Traffic congestion is a condition on networks that occurs as use increases, and is characterized by slower speeds, longer trip times, and increased queueing. The most common example is the physical use of roads by vehicles. When traffic demand is great enough that the interaction between vehicles slows the speed of the traffic stream, congestion is incurred. As demand approaches the capacity of a road (or of the intersections along the road), extreme traffic congestion sets in. When vehicles are fully stopped for periods of time, this is colloquially known as a traffic jam .

Causes

Traffic congestion occurs when a volume of traffic or modal split generates demand for space greater than the available road capacity, this is point is commonly termed saturation. There are a number of specific circumstances which cause or aggravate congestion; most of them reduce the capacity of a road at a given point or over a certain length, or increase the number of vehicles required for a given volume of people or goods. About half of U.S. traffic congestion is recurring, and is attributed to sheer weight of traffic; most of the rest is attributed to traffic incidents, road works and weather events. Speed and flow can also affect network capacity though the relationship is complex.
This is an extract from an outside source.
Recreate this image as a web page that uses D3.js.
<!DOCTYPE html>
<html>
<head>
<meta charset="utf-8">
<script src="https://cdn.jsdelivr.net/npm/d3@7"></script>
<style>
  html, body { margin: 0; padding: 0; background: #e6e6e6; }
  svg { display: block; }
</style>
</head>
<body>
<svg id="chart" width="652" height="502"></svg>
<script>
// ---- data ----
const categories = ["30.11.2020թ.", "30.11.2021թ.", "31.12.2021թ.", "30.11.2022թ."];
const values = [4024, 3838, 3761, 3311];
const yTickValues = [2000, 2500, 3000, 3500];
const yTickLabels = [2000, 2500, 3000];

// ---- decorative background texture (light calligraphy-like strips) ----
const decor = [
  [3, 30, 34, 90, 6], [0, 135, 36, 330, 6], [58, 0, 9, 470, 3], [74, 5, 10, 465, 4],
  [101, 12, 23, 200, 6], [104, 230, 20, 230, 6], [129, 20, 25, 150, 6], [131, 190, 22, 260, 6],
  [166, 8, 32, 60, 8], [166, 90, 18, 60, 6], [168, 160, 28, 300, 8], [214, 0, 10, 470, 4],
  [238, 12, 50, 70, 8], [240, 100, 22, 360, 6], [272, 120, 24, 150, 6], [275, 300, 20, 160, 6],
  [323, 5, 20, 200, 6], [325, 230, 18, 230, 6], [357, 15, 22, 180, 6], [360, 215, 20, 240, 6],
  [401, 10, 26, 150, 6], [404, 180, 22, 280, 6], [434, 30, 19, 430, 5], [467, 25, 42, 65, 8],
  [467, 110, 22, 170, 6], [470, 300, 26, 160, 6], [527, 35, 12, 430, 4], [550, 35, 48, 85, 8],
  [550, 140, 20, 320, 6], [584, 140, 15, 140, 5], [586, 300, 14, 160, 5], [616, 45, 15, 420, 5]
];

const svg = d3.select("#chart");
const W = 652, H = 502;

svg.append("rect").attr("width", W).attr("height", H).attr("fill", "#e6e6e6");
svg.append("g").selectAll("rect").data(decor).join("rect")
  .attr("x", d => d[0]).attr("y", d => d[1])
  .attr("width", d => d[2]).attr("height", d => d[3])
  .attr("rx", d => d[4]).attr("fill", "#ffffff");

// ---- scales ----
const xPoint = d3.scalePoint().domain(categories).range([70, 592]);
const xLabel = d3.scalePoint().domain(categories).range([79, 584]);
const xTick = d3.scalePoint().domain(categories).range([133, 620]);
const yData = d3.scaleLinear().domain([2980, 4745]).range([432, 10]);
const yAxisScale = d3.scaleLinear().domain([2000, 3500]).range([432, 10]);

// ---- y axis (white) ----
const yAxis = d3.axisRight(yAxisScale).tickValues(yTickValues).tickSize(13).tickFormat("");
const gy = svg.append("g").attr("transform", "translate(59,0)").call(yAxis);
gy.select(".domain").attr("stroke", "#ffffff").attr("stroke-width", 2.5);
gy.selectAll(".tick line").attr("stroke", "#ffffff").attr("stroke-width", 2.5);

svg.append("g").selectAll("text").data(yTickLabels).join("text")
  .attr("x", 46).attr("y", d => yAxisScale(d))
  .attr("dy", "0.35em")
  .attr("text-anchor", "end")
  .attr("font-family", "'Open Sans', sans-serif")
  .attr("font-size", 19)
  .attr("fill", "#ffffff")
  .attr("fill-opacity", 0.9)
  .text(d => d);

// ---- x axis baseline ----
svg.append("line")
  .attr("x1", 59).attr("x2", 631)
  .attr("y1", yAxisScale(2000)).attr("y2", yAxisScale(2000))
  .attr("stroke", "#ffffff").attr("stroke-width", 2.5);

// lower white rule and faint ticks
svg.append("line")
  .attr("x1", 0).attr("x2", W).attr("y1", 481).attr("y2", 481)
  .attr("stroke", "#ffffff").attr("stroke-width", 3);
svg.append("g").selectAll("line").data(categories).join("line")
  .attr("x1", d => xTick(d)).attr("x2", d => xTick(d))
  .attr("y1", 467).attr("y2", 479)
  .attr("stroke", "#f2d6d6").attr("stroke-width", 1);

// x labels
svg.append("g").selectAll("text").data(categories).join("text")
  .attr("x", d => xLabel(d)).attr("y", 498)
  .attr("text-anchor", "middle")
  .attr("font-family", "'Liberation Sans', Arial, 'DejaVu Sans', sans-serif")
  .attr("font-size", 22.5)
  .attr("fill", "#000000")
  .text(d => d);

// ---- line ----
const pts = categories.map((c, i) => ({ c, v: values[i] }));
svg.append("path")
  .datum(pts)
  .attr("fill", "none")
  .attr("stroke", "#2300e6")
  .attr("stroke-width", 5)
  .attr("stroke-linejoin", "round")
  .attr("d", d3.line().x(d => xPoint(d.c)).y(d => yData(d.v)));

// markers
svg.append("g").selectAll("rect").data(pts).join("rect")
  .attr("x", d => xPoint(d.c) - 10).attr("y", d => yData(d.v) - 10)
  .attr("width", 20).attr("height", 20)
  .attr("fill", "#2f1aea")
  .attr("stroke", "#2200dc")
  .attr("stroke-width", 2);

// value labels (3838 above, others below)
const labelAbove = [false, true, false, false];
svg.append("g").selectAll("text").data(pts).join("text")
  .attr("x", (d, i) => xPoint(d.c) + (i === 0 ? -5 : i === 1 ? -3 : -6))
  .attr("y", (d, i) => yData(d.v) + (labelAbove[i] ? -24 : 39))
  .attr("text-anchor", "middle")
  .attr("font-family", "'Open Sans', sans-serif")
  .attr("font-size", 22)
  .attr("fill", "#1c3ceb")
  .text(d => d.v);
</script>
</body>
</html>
Traffic research still cannot fully predict under which conditions a "traffic jam" (as opposed to heavy, but smoothly flowing traffic) may suddenly occur. It has been found that individual incidents (such as accidents or even a single car braking heavily in a previously smooth flow) may cause ripple effects (a cascading failure) which then spread out and create a sustained traffic jam when, otherwise, normal flow might have continued for some time longer.

Mathematical theories

Some traffic engineers have attempted to apply the rules of fluid dynamics to traffic flow, likening it to the flow of a fluid in a pipe. Congestion simulations and real-time observations have shown that in heavy but free flowing traffic, jams can arise spontaneously, triggered by minor events ("butterfly effects"), such as an abrupt steering maneuver by a single motorist. Traffic scientists liken such a situation to the sudden freezing of supercooled fluid. However, unlike a fluid, traffic flow is often affected by signals or other events at junctions that periodically affect the smooth flow of traffic. Alternative mathematical theories exist, such as Boris Kerner's three phase traffic theory.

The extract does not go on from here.